1. The problem statement, all variables and given/known data

A rod (m=6kg, L=3m) at rest on ice (μ=0) is struck by a piece of clay (m=1kg, V=5m/s). The clay sticks.
1) What is the Velocity of the center of mass after the collision?
2) What is the Angular Velocity of the rod following the collision?

If the clay did not stick but its rebound was V=0m/s...
3) Now what is the velocity of the center of mass?
4) And what is the Angular Velocity of the rod?

2. Relevant equations

I am just getting back from Spring break, so I'm pretty much brain dead right now. All I know is that I have a test soon and the teacher said a problem like this may be on it. So, this is my attempt to recreate the problem he described. I realize that there are three other threads with similar problems, but I am still having a hard time understanding this concept. Any help would be much appreciated.

What I do understand is that obviously this problem has a lot to do with conservation of angular momentum.

Therefore Li=Lf.

I also understand the L=Iω.

3. The attempt at a solution

So, taking this, I plugged in what I know.

L=Iω
L=(Irod+Iparticle
L=(1/3 mL2+mr2

→→→→→→→→→→→→→→→→→→→→

From here I am totally stuck; I have no idea how to solve this problem. So, I turned to the AP Physics C: Mechanics test from 2005. One of the Free Response Questions follows this same concept.

It's Question 3

Solutions Link here: http://apcentral.collegeboard.com/apc/public/repository/_ap05_sg_physics_c_me_46691.pdf

Questions Link here: http://apcentral.collegeboard.com/apc/public/repository/_ap05_frq_physics_c_m_45648.pdf

Once again, it's not the same question, so please don't try and help me with this AP one.
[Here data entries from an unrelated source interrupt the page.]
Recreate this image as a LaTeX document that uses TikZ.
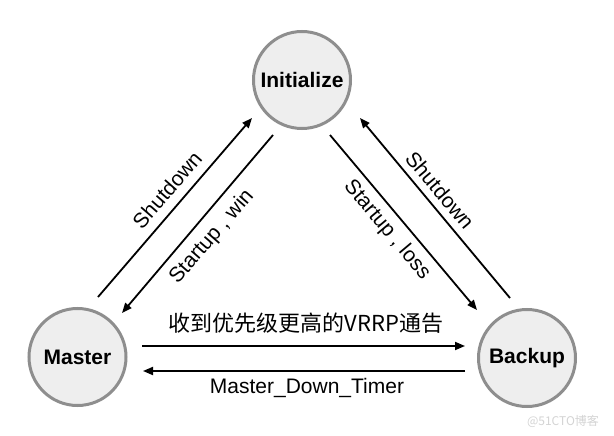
\documentclass[tikz,border=0pt]{standalone}
\usepackage{fontspec}
\setmainfont{Liberation Sans}
\newfontfamily\cjk{Noto Sans CJK SC}
\usetikzlibrary{arrows.meta}
\definecolor{circfill}{HTML}{EEEEEE}
\definecolor{circline}{HTML}{8E8E8E}
\definecolor{wmark}{HTML}{D4D4D4}
\begin{document}
\begin{tikzpicture}[x=1pt,y=-1pt,
  state/.style={circle, draw=circline, fill=circfill, line width=3pt, minimum size=97pt, inner sep=0pt, font=\fontsize{21}{25}\selectfont\bfseries},
  arr/.style={line width=1.8pt, -{Triangle[length=10pt,width=8pt]}},
  lab/.style={font=\fontsize{21}{25}\selectfont, inner sep=0pt}]
\useasboundingbox (0,0) rectangle (614,436);
\fill[white] (0,0) rectangle (614,436);
% states
\node[state] (I) at (302,80) {Initialize};
\node[state] (M) at (77.5,357) {Master};
\node[state] (B) at (527,358) {Backup};
% arrow end points
\coordinate (ms) at (98,297);
\coordinate (mi) at (252,118);
\coordinate (iw) at (273,135);
\coordinate (mw) at (122,313);
\coordinate (il) at (330,135);
\coordinate (bl) at (477,310);
\coordinate (bs) at (510,298);
\coordinate (is) at (360,118);
\coordinate (mt) at (142,346);
\coordinate (bt) at (465,346);
\coordinate (bd) at (465,371);
\coordinate (md) at (143,371);
% connectors
\draw[arr] (ms) -- (mi);
\draw[arr] (iw) -- (mw);
\draw[arr] (il) -- (bl);
\draw[arr] (bs) -- (is);
\draw[arr] (mt) -- (bt);
\draw[arr] (bd) -- (md);
% labels
\node[lab, rotate=49] (l1) at (167,190) {Shutdown};
\node[lab, rotate=49] (l2) at (212,237) {Startup , win};
\node[lab, rotate=-50] (l3) at (440,190) {Shutdown};
\node[lab, rotate=-50] (l4) at (387,230) {Startup , loss};
\node[lab, font=\cjk\fontsize{22}{26}\selectfont] (l5) at (306,323) {收到优先级更高的VRRP通告};
\node[lab] (l6) at (307,388) {Master\_Down\_Timer};
% watermark
\node[inner sep=0pt, text=wmark, font=\cjk\fontsize{12}{14}\selectfont] (wm) at (563,421) {@51CTO博客};
\end{tikzpicture}
\end{document}
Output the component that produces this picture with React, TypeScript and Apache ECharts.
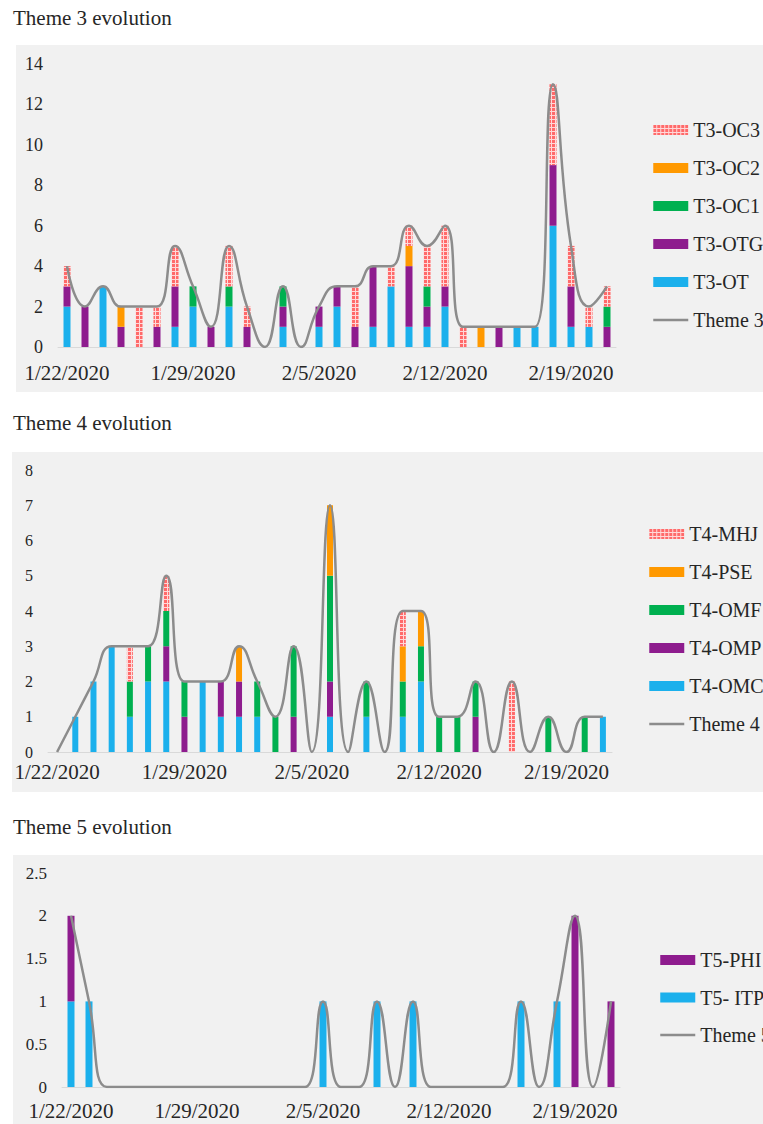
import React, { useEffect, useRef } from "react";
import * as echarts from "echarts";

const dates = [
  "1/22/2020", "1/23/2020", "1/24/2020", "1/25/2020", "1/26/2020", "1/27/2020", "1/28/2020",
  "1/29/2020", "1/30/2020", "1/31/2020", "2/1/2020", "2/2/2020", "2/3/2020", "2/4/2020",
  "2/5/2020", "2/6/2020", "2/7/2020", "2/8/2020", "2/9/2020", "2/10/2020", "2/11/2020",
  "2/12/2020", "2/13/2020", "2/14/2020", "2/15/2020", "2/16/2020", "2/17/2020", "2/18/2020",
  "2/19/2020", "2/20/2020", "2/21/2020",
];

// Theme 3
const t3OT = [2, 0, 3, 0, 0, 0, 1, 2, 0, 2, 0, 0, 1, 0, 1, 2, 0, 1, 3, 1, 1, 2, 0, 0, 0, 1, 1, 6, 1, 1, 0];
const t3OTG = [1, 2, 0, 1, 0, 1, 2, 0, 1, 0, 1, 0, 1, 0, 1, 1, 1, 3, 0, 3, 1, 1, 0, 0, 1, 0, 0, 3, 2, 0, 1];
const t3OC1 = [0, 0, 0, 0, 0, 0, 0, 1, 0, 1, 0, 0, 1, 0, 0, 0, 0, 0, 0, 0, 1, 0, 0, 0, 0, 0, 0, 0, 0, 0, 1];
const t3OC2 = [0, 0, 0, 1, 0, 0, 0, 0, 0, 0, 0, 0, 0, 0, 0, 0, 0, 0, 0, 1, 0, 0, 0, 1, 0, 0, 0, 0, 0, 0, 0];
const t3OC3 = [1, 0, 0, 0, 2, 1, 2, 0, 0, 2, 1, 0, 0, 0, 0, 0, 2, 0, 1, 1, 2, 3, 1, 0, 0, 0, 0, 4, 2, 1, 1];
const theme3 = [4, 2, 3, 2, 2, 2, 5, 3, 1, 5, 2, 0, 3, 0, 2, 3, 3, 4, 4, 6, 5, 6, 1, 1, 1, 1, 1, 13, 5, 2, 3];

// Theme 4
const t4OMC = [0, 1, 2, 3, 1, 2, 2, 0, 2, 1, 1, 1, 0, 0, 0, 1, 0, 1, 0, 1, 2, 0, 0, 0, 0, 0, 0, 0, 0, 0, 1];
const t4OMP = [0, 0, 0, 0, 0, 0, 1, 1, 0, 1, 1, 0, 0, 1, 0, 1, 0, 0, 0, 0, 0, 0, 0, 1, 0, 0, 0, 0, 0, 0, 0];
const t4OMF = [0, 0, 0, 0, 1, 1, 1, 1, 0, 0, 0, 1, 1, 2, 0, 3, 0, 1, 0, 1, 1, 1, 1, 1, 0, 0, 0, 1, 0, 1, 0];
const t4PSE = [0, 0, 0, 0, 0, 0, 0, 0, 0, 0, 1, 0, 0, 0, 0, 2, 0, 0, 0, 1, 1, 0, 0, 0, 0, 0, 0, 0, 0, 0, 0];
const t4MHJ = [0, 0, 0, 0, 1, 0, 1, 0, 0, 0, 0, 0, 0, 0, 0, 0, 0, 0, 0, 1, 0, 0, 0, 0, 0, 2, 0, 0, 0, 0, 0];
const theme4 = [0, 1, 2, 3, 3, 3, 5, 2, 2, 2, 3, 2, 1, 3, 0, 7, 0, 2, 0, 4, 4, 1, 1, 2, 0, 2, 0, 1, 0, 1, 1];

// Theme 5
const t5ITP = [1, 1, 0, 0, 0, 0, 0, 0, 0, 0, 0, 0, 0, 0, 1, 0, 0, 1, 0, 1, 0, 0, 0, 0, 0, 1, 0, 1, 0, 0, 0];
const t5PHI = [1, 0, 0, 0, 0, 0, 0, 0, 0, 0, 0, 0, 0, 0, 0, 0, 0, 0, 0, 0, 0, 0, 0, 0, 0, 0, 0, 0, 2, 0, 1];
const theme5 = [2, 1, 0, 0, 0, 0, 0, 0, 0, 0, 0, 0, 0, 0, 1, 0, 0, 1, 0, 1, 0, 0, 0, 0, 0, 1, 0, 1, 2, 0, 1];

const FONT = "'Liberation Serif', 'Times New Roman', 'DejaVu Serif', serif";
const TEXT = "#262626";
const BLUE = "#1BB0EC";
const PURPLE = "#8E1C8E";
const GREEN = "#00B050";
const ORANGE = "#FF9900";
const GRAY = "#8C8C8C";
const BG = "#F1F1F1";

const patternStyle = {
  color: "#FFD8D8",
  decal: {
    symbol: "rect",
    symbolSize: 1,
    dashArrayX: [3, 1],
    dashArrayY: [3, 1],
    color: "#FF6A6A",
    rotation: 0,
  },
};

function bar(name: string, data: number[], idx: number, stack: string, itemStyle: any, barWidth: number) {
  return {
    name,
    type: "bar",
    stack,
    data,
    xAxisIndex: idx,
    yAxisIndex: idx,
    barWidth,
    itemStyle,
    emphasis: { disabled: true },
  };
}

function line(name: string, data: number[], idx: number) {
  return {
    name,
    type: "line",
    data,
    xAxisIndex: idx,
    yAxisIndex: idx,
    smooth: true,
    symbol: "none",
    showSymbol: false,
    lineStyle: { color: GRAY, width: 2.5 },
    itemStyle: { color: GRAY },
    z: 5,
  };
}

function xAxis(idx: number, margin: number) {
  return {
    type: "category",
    gridIndex: idx,
    data: dates,
    boundaryGap: true,
    axisTick: { show: false },
    axisLine: { lineStyle: { color: "#D9D9D9", width: 1 } },
    axisLabel: { interval: 6, fontSize: 21, fontFamily: FONT, color: TEXT, margin },
  };
}

function yAxis(idx: number, max: number, interval: number, fontSize: number) {
  return {
    type: "value",
    gridIndex: idx,
    min: 0,
    max,
    interval,
    splitLine: { show: false },
    axisLine: { show: false },
    axisTick: { show: false },
    axisLabel: { fontSize, fontFamily: FONT, color: TEXT, margin: 15 },
  };
}

function legend(names: string[], lineName: string, left: number, top: number, gap: number) {
  return {
    orient: "vertical",
    left,
    top,
    itemGap: gap,
    itemWidth: 35,
    itemHeight: 10,
    selectedMode: false,
    textStyle: { fontSize: 20, fontFamily: FONT, color: TEXT, lineHeight: 20 },
    data: [
      ...names.map((n) => ({ name: n, icon: "rect" })),
      { name: lineName, itemStyle: { opacity: 0 }, lineStyle: { color: GRAY, width: 2.5 } },
    ],
  };
}

function title(text: string, top: number) {
  return {
    text,
    left: 8,
    top,
    textStyle: { fontSize: 21, fontFamily: FONT, fontWeight: "normal", color: TEXT },
  };
}

export default function App() {
  const ref = useRef<HTMLDivElement>(null);
  useEffect(() => {
    if (!ref.current) return;
    const chart = echarts.init(ref.current, null, { renderer: "svg" });
    const option: any = {
      animation: false,
      backgroundColor: "#FFFFFF",
      title: [title("Theme 3 evolution", 2), title("Theme 4 evolution", 407), title("Theme 5 evolution", 811)],
      graphic: [
        { type: "rect", z: -10, shape: { x: 16, y: 45, width: 747, height: 347 }, style: { fill: BG } },
        { type: "rect", z: -10, shape: { x: 12, y: 452, width: 751, height: 340 }, style: { fill: BG } },
        { type: "rect", z: -10, shape: { x: 13, y: 855, width: 750, height: 280 }, style: { fill: BG } },
      ],
      grid: [
        { left: 58, top: 64, width: 558, height: 283 },
        { left: 48, top: 470, width: 564, height: 282 },
        { left: 62, top: 873, width: 558, height: 214 },
      ],
      xAxis: [xAxis(0, 15), xAxis(1, 9), xAxis(2, 13)],
      yAxis: [yAxis(0, 14, 2, 18), yAxis(1, 8, 1, 16), yAxis(2, 2.5, 0.5, 17)],
      legend: [
        legend(["T3-OC3", "T3-OC2", "T3-OC1", "T3-OTG", "T3-OT"], "Theme 3", 647, 115, 18),
        legend(["T4-MHJ", "T4-PSE", "T4-OMF", "T4-OMP", "T4-OMC"], "Theme 4", 643, 519, 18),
        legend(["T5-PHI", "T5- ITP"], "Theme 5", 654, 945, 17.5),
      ],
      series: [
        bar("T3-OT", t3OT, 0, "s3", { color: BLUE }, 7),
        bar("T3-OTG", t3OTG, 0, "s3", { color: PURPLE }, 7),
        bar("T3-OC1", t3OC1, 0, "s3", { color: GREEN }, 7),
        bar("T3-OC2", t3OC2, 0, "s3", { color: ORANGE }, 7),
        bar("T3-OC3", t3OC3, 0, "s3", patternStyle, 7),
        line("Theme 3", theme3, 0),
        bar("T4-OMC", t4OMC, 1, "s4", { color: BLUE }, 6),
        bar("T4-OMP", t4OMP, 1, "s4", { color: PURPLE }, 6),
        bar("T4-OMF", t4OMF, 1, "s4", { color: GREEN }, 6),
        bar("T4-PSE", t4PSE, 1, "s4", { color: ORANGE }, 6),
        bar("T4-MHJ", t4MHJ, 1, "s4", patternStyle, 6),
        line("Theme 4", theme4, 1),
        bar("T5- ITP", t5ITP, 2, "s5", { color: BLUE }, 7),
        bar("T5-PHI", t5PHI, 2, "s5", { color: PURPLE }, 7),
        line("Theme 5", theme5, 2),
      ],
    };
    chart.setOption(option);
    return () => chart.dispose();
  }, []);
  return (
    <div
      ref={ref}
      style={{ position: "absolute", left: 0, top: 0, width: 763, height: 1124 }}
    />
  );
}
It's just a similar problem.

All help is much appreciated.

2. Mar 29, 2017

### ehild

Where does the piece of clay hit the rod, at the end?
You said that the angular momentum conserves during the collision. What else?
Specify the symbols you use. What is r?
You used the moment or inertia of the rod with respect to one end. Is it fixed?

3. Mar 29, 2017

### Truman I

Yeah, there really is not much to go on for this problem. The rod is not fixed. The clay hits at one of the ends of the rod. r is meaningless, it was just me assigning a variable out of desperation because I have no idea what I am doing. To be honest, my attempt at the probably is probably fundamentally wrong. I think what I am failing to understand is something more central to the core of the problem.

Is there anything else I need to clear up?

4. Mar 29, 2017

### Truman I

Is the velocity of the center of mass the same before and after the collision? Because then I could just find it with the center of mass formula and use the 5m/s ν0 to solve that part of the problem.

5. Mar 29, 2017

### haruspex

If you mean the velocity of the centre of mass of the whole system, rod plus clay, yes.
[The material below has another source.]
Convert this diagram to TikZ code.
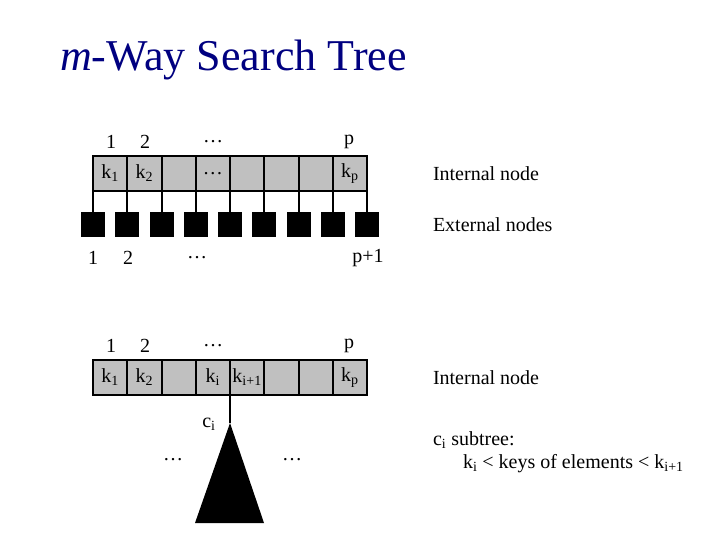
\documentclass[tikz,border=0pt]{standalone}
\usepackage{fontspec}
\setmainfont{Liberation Serif}
\definecolor{titleblue}{RGB}{0,0,128}
\definecolor{cellgray}{RGB}{192,192,192}
\newcommand{\kk}[1]{k\textsubscript{#1}}
\begin{document}
\begin{tikzpicture}[x=1pt,y=-1pt,every node/.style={inner sep=0pt,outer sep=0pt,font=\fontsize{20}{24}\selectfont},
  keycell/.style={draw,fill=cellgray,line width=2pt,minimum width=34.25pt,minimum height=35pt},
  extnode/.style={fill=black,minimum width=24pt,minimum height=25pt},
  lbl/.style={anchor=center},
  txt/.style={anchor=west}]
\useasboundingbox (0,0) rectangle (720,540);
\node[anchor=west,text=titleblue,font=\fontsize{44}{52}\selectfont] (title) at (60,60) {\textit{m}-Way Search Tree};
% internal node with external nodes
\foreach \i/\t in {1/\kk{1},2/\kk{2},3/,4/\ldots,5/,6/,7/,8/\kk{p}}
  \node[keycell] (a\i) at ({93+34.25*(\i-0.5)},173.5) {\t};
\foreach \j in {0,...,8}{
  \node[extnode] (e\j) at ({93+34.25*\j},224.5) {};
  \draw[line width=2pt] (e\j.north) -- (e\j.north |- a1.south);
}
\node[lbl] (t1) at (111,142) {1};
\node[lbl] (t2) at (145,142) {2};
\node[lbl] (t3) at (213,142) {\ldots};
\node[lbl] (tp) at (349,142) {p};
\node[lbl] (u1) at (93,258) {1};
\node[lbl] (u2) at (128,258) {2};
\node[lbl] (u3) at (197,258) {\ldots};
\node[lbl] (up) at (368,258) {p+1};
\node[txt] (int1) at (433,174) {Internal node};
\node[txt] (ext) at (433,225) {External nodes};
% internal node with subtree c_i
\foreach \i/\t in {1/\kk{1},2/\kk{2},3/,4/\kk{i},5/\kk{i+1},6/,7/,8/\kk{p}}
  \node[keycell] (b\i) at ({93+34.25*(\i-0.5)},377.5) {\t};
\node[lbl] (s1) at (111,346) {1};
\node[lbl] (s2) at (145,346) {2};
\node[lbl] (s3) at (213,346) {\ldots};
\node[lbl] (sp) at (349,346) {p};
\coordinate (apex) at (230,423);
\fill (apex) -- (195,523) -- (264,523) -- cycle;
\draw[line width=2pt] (b4.south east) -- (apex);
\node[lbl] (ci) at (209,424) {c\textsubscript{i}};
\node[lbl] (d1) at (173,460) {\ldots};
\node[lbl] (d2) at (292,460) {\ldots};
\node[txt] (int2) at (433,378) {Internal node};
\node[txt] (sub) at (433,440) {c\textsubscript{i} subtree:};
\node[txt] (keys) at (463,464) {\kk{i} < keys of elements < \kk{i+1}};
\end{tikzpicture}
\end{document}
But there is no need to calculate the system's centre of mass. Just apply conservation of linear momentum and conservation of angular momentum.
For the latter, you need to pick a reference axis and use it consistently. Choose some point that remains fixed. I suggest the point on the ice where the centre of the rod is initially.
What is the initial angular momentum of the system about that point?

I would assume the clay hits the rod at one end, perpendicularly to it.

6. Mar 29, 2017

### Truman I

Thanks for your response, I'm starting to understand this a bit more.

Yes, I do mean the center of mass of the whole system.

What I don't understand right now is how linear momentum comes into play for this problem. Could you explain that?

7. Mar 29, 2017

### Truman I

This part makes sense. I can work my way through that. Thanks again.

8. Mar 29, 2017

### haruspex

There are no horizontal external forces, so it will be conserved. That gives a useful equation. Which part don't you understand?

9. Mar 29, 2017

### Truman I

Are you saying like this?

Initial:
Rod: mass=6kg, velocity=0m/s, ρ=0kgm/s
Clay: mass=1kg, velocity=5m/s, ρ=5kgm/s

Final:
Rod and Clay together: mass=7kg, ρ=5kgm/s, so therefore velocity=.714m/s

If that's all I need to do with linear momentum, then I understand that. If there are more steps, or if there is something else I can use linear momentum to solve for in this problem, please let me know.

10. Mar 29, 2017

### haruspex

Yes, that's it for the linear momentum (but the usual symbol is p, not ρ).
The angular momentum equation, which you also need, is a little tougher. And you are likely to need a third equation relating linear and angular velocities.

11. Mar 29, 2017

### Truman I

Thanks for your replies. They have been very insightful. We went over a few more things in class today that I can now connect everything together. I can solve the problem now.

Thanks again.